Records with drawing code
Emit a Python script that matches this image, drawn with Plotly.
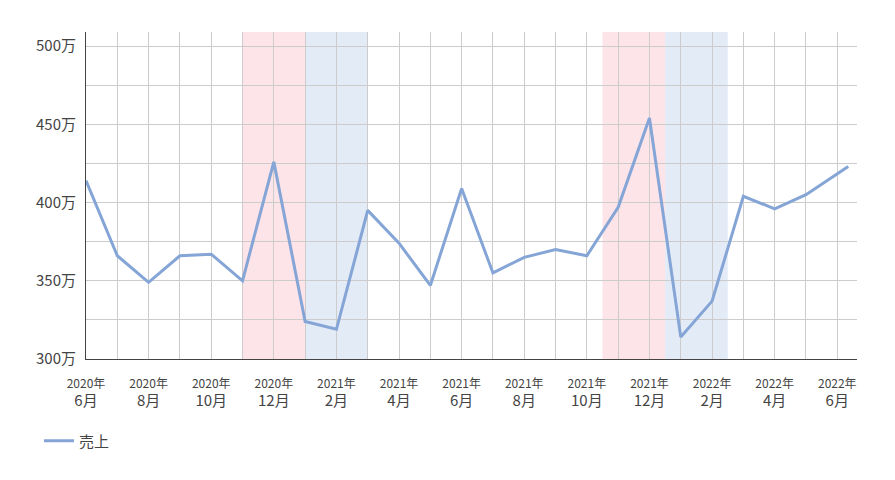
import plotly.graph_objects as go

# month positions (0 = 2020-06); last observation sits slightly after June 2022
x_pos = [0, 1, 2, 3, 4, 5, 6, 7, 8, 9, 10, 11, 12, 13, 14, 15, 16, 17, 18, 19, 20, 21, 22, 23, 24.35]
sales = [414, 366, 349, 366, 367, 350, 426, 324, 319, 395, 374, 347, 409, 355, 365, 370,
         366, 397, 454, 314, 337, 404, 396, 405, 423]

tick_years = ["2020年", "2020年", "2020年", "2020年", "2021年", "2021年", "2021年", "2021年",
              "2021年", "2021年", "2022年", "2022年", "2022年"]
tick_months = ["6月", "8月", "10月", "12月", "2月", "4月", "6月", "8月", "10月", "12月", "2月", "4月", "6月"]

y_ticks = [300, 325, 350, 375, 400, 425, 450, 475, 500]
y_labels = ["300万", "", "350万", "", "400万", "", "450万", "", "500万"]

pink_bands = [(5, 7), (16.5, 18.5)]
blue_bands = [(7, 9), (18.5, 20.5)]

x_tickvals = list(range(25))
x_ticktext = []
for i in x_tickvals:
    if i % 2 == 0:
        k = i // 2
        x_ticktext.append(f"<span style='font-size:12px'>{tick_years[k]}</span><br>"
                          f"<span style='font-size:15px'>{tick_months[k]}</span>")
    else:
        x_ticktext.append("")

fig = go.Figure()
fig.add_trace(go.Scatter(x=x_pos, y=sales, mode="lines", name="売上",
                         line=dict(color="#84a5d6", width=3)))

shapes = []
for a, b in pink_bands:
    shapes.append(dict(type="rect", xref="x", yref="paper", x0=a, x1=b, y0=0, y1=1,
                       fillcolor="#fde4e8", line=dict(width=0), layer="below"))
for a, b in blue_bands:
    shapes.append(dict(type="rect", xref="x", yref="paper", x0=a, x1=b, y0=0, y1=1,
                       fillcolor="#e3ebf6", line=dict(width=0), layer="below"))

fig.update_layout(
    width=895, height=480,
    margin=dict(l=78, r=46, t=24, b=129),
    plot_bgcolor="white", paper_bgcolor="white",
    font=dict(family="Noto Sans CJK JP", color="#444444", size=13),
    shapes=shapes,
    showlegend=True,
    legend=dict(orientation="h", x=-0.061, xanchor="left", y=-0.2, yanchor="top",
                font=dict(size=15, color="#444444")),
    xaxis=dict(range=[0, 24.63], tickmode="array", tickvals=x_tickvals, ticktext=x_ticktext,
               showgrid=True, gridcolor="#cccccc", gridwidth=1, zeroline=False,
               showline=True, linecolor="#444444", linewidth=1, ticks="",
               tickfont=dict(size=14),
               ticklabelstandoff=11, automargin=False),
    yaxis=dict(range=[300, 509], tickmode="array", tickvals=y_ticks, ticktext=y_labels,
               showgrid=True, gridcolor="#cccccc", gridwidth=1, zeroline=False,
               showline=True, linecolor="#444444", linewidth=1, ticks="",
               tickfont=dict(size=15), ticklabelstandoff=6, automargin=False),
)

fig.write_html("out.html")
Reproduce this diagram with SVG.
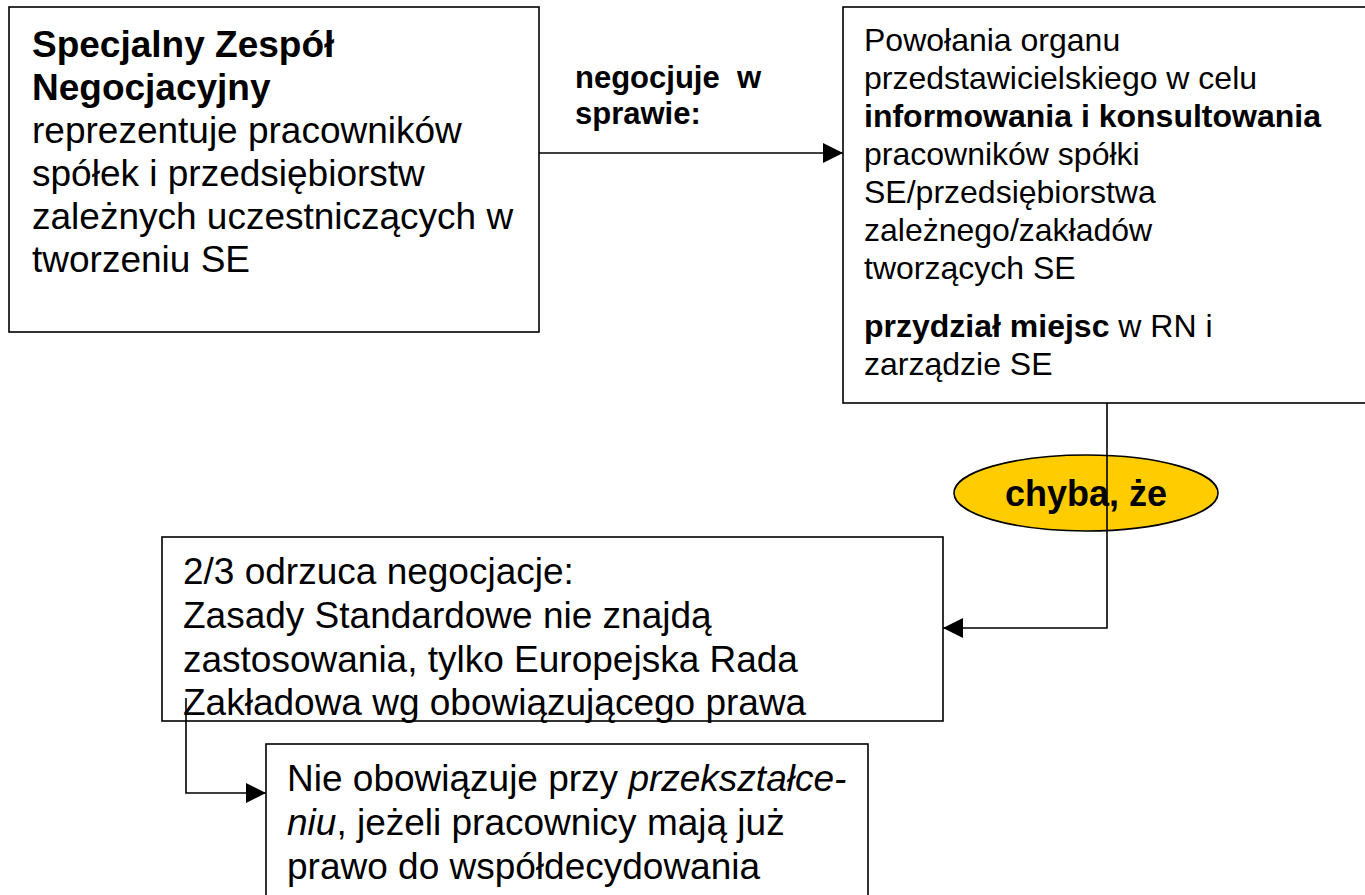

* _EXERCISE TASK_: Output the records above exactly; leave out the pictures.

* _IN RESPONSE_:
Emit a Python script that matches this image, drawn with Plotly.
import plotly.graph_objects as go

# month positions (0 = 2020-06); last observation sits slightly after June 2022
x_pos = [0, 1, 2, 3, 4, 5, 6, 7, 8, 9, 10, 11, 12, 13, 14, 15, 16, 17, 18, 19, 20, 21, 22, 23, 24.35]
sales = [414, 366, 349, 366, 367, 350, 426, 324, 319, 395, 374, 347, 409, 355, 365, 370,
         366, 397, 454, 314, 337, 404, 396, 405, 423]

tick_years = ["2020年", "2020年", "2020年", "2020年", "2021年", "2021年", "2021年", "2021年",
              "2021年", "2021年", "2022年", "2022年", "2022年"]
tick_months = ["6月", "8月", "10月", "12月", "2月", "4月", "6月", "8月", "10月", "12月", "2月", "4月", "6月"]

y_ticks = [300, 325, 350, 375, 400, 425, 450, 475, 500]
y_labels = ["300万", "", "350万", "", "400万", "", "450万", "", "500万"]

pink_bands = [(5, 7), (16.5, 18.5)]
blue_bands = [(7, 9), (18.5, 20.5)]

x_tickvals = list(range(25))
x_ticktext = []
for i in x_tickvals:
    if i % 2 == 0:
        k = i // 2
        x_ticktext.append(f"<span style='font-size:12px'>{tick_years[k]}</span><br>"
                          f"<span style='font-size:15px'>{tick_months[k]}</span>")
    else:
        x_ticktext.append("")

fig = go.Figure()
fig.add_trace(go.Scatter(x=x_pos, y=sales, mode="lines", name="売上",
                         line=dict(color="#84a5d6", width=3)))

shapes = []
for a, b in pink_bands:
    shapes.append(dict(type="rect", xref="x", yref="paper", x0=a, x1=b, y0=0, y1=1,
                       fillcolor="#fde4e8", line=dict(width=0), layer="below"))
for a, b in blue_bands:
    shapes.append(dict(type="rect", xref="x", yref="paper", x0=a, x1=b, y0=0, y1=1,
                       fillcolor="#e3ebf6", line=dict(width=0), layer="below"))

fig.update_layout(
    width=895, height=480,
    margin=dict(l=78, r=46, t=24, b=129),
    plot_bgcolor="white", paper_bgcolor="white",
    font=dict(family="Noto Sans CJK JP", color="#444444", size=13),
    shapes=shapes,
    showlegend=True,
    legend=dict(orientation="h", x=-0.061, xanchor="left", y=-0.2, yanchor="top",
                font=dict(size=15, color="#444444")),
    xaxis=dict(range=[0, 24.63], tickmode="array", tickvals=x_tickvals, ticktext=x_ticktext,
               showgrid=True, gridcolor="#cccccc", gridwidth=1, zeroline=False,
               showline=True, linecolor="#444444", linewidth=1, ticks="",
               tickfont=dict(size=14),
               ticklabelstandoff=11, automargin=False),
    yaxis=dict(range=[300, 509], tickmode="array", tickvals=y_ticks, ticktext=y_labels,
               showgrid=True, gridcolor="#cccccc", gridwidth=1, zeroline=False,
               showline=True, linecolor="#444444", linewidth=1, ticks="",
               tickfont=dict(size=15), ticklabelstandoff=6, automargin=False),
)

fig.write_html("out.html")
Reproduce this diagram with SVG.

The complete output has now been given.